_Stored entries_
===============

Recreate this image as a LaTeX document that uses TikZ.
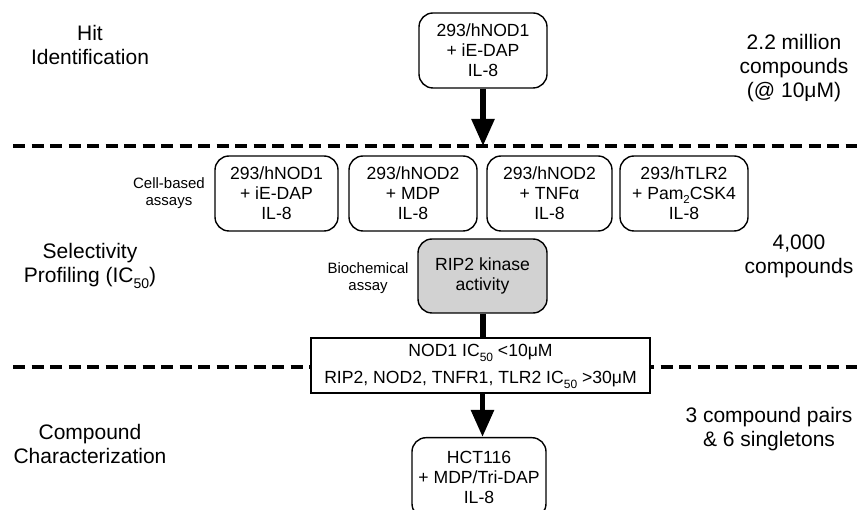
\documentclass[tikz,border=0pt]{standalone}
\usepackage{fontspec}
\setmainfont{Liberation Sans}
\usetikzlibrary{arrows.meta}
% lowered small text for subscripts (no effect on line spacing)
\newcommand\lowsub[3][0.3em]{\raisebox{-#1}[0pt][0pt]{\fontsize{#2}{#2}\selectfont #3}}
\begin{document}
\begin{tikzpicture}[x=1pt,y=-1pt,
  assay/.style={draw=black,line width=1.4pt,rounded corners=14pt,fill=white,
    align=center,inner sep=0pt,minimum height=75pt,
    font=\fontsize{17.6}{20}\selectfont},
  filterbox/.style={draw=black,line width=1.4pt,fill=white,align=center,
    inner sep=0pt,minimum width=339pt,minimum height=55pt,
    font=\fontsize{17.6}{27}\selectfont},
  phase/.style={align=center,font=\fontsize{21}{24.5}\selectfont},
  tally/.style={align=center,font=\fontsize{21}{24}\selectfont},
  smalllabel/.style={align=center,font=\fontsize{15}{17}\selectfont},
  divider/.style={line width=3.2pt,dash pattern=on 12pt off 6.5pt},
  flow/.style={line width=5.5pt,-{Triangle[width=22pt,length=27pt]}},
  link/.style={line width=6pt}]
\useasboundingbox (0,0) rectangle (857,510);

% phase dividers
\draw[divider] (13,146) -- (857,146);
\draw[divider] (13,367) -- (857,367);

% phase names
\node[phase] (phit) at (90,45) {Hit\\Identification};
\node[phase] (psel) at (90,265) {Selectivity\\Profiling (IC\lowsub{14}{50})};
\node[phase] (pchar) at (90,444) {Compound\\Characterization};

% compound counts
\node[tally] (nhit) at (794,68) {2.2 million\\compounds\\(@ 10μM)};
\node[tally] (nsel) at (799,256) {4,000\\compounds};
\node[tally] (nchar) at (769,429) {3 compound pairs\\\& 6 singletons};

% primary screen
\node[assay,minimum width=128pt] (screen) at (483,50.5) {293/hNOD1\\+ iE-DAP\\IL-8};
\coordinate (screenend) at (483,146);
\draw[flow] (screen.south) -- (screenend);

% cell-based selectivity assays
\node[smalllabel] (cellnote) at (169,193) {Cell-based\\assays};
\node[assay,minimum width=123pt] (nod1) at (276.5,193.5) {293/hNOD1\\+ iE-DAP\\IL-8};
\node[assay,minimum width=128pt] (nod2) at (413,193.5) {293/hNOD2\\+ MDP\\IL-8};
\node[assay,minimum width=125pt] (tnf) at (549.5,193.5) {293/hNOD2\\+ TNFα\\IL-8};
\node[assay,minimum width=128pt] (tlr2) at (684,193.5) {293/hTLR2\\+ Pam\lowsub[0.2em]{11.5}{2}CSK4\\IL-8};

% biochemical assay
\node[smalllabel] (biochem) at (368,278) {Biochemical\\assay};
\node[assay,fill=gray!35,minimum width=129pt,minimum height=74pt] (rip2) at (482.5,276) {RIP2 kinase\\activity};

% selection criteria
\node[filterbox] (criteria) at (480.5,365.5) {NOD1 IC\lowsub{12}{50} <10μM\\RIP2, NOD2, TNFR1, TLR2 IC\lowsub{12}{50} >30μM};
\draw[link] (rip2.south) -- (rip2.south |- criteria.north);

% follow-up assay
\node[assay,minimum width=134pt,minimum height=80pt,anchor=north] (hct) at (479,437) {HCT116\\+ MDP/Tri-DAP\\IL-8};
\draw[flow] (criteria.south -| rip2.south) -- (hct.north -| rip2.south);
\end{tikzpicture}
\end{document}
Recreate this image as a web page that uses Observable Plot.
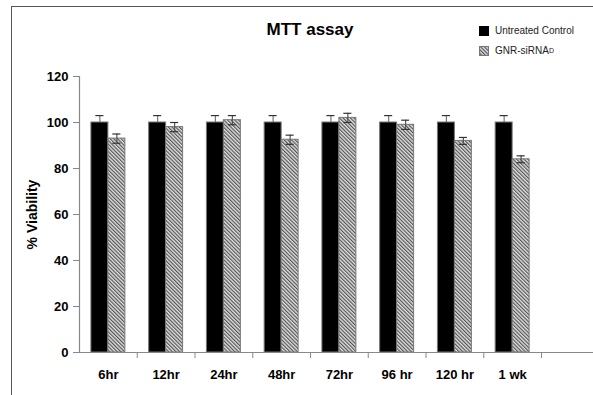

===============

_WORK TO COMPLETE_
Where a line in the entries holds the word "Recreate", copy that line.

_WRITTEN SOLUTION_
Recreate this image as a LaTeX document that uses TikZ.
Recreate this image as a web page that uses Observable Plot.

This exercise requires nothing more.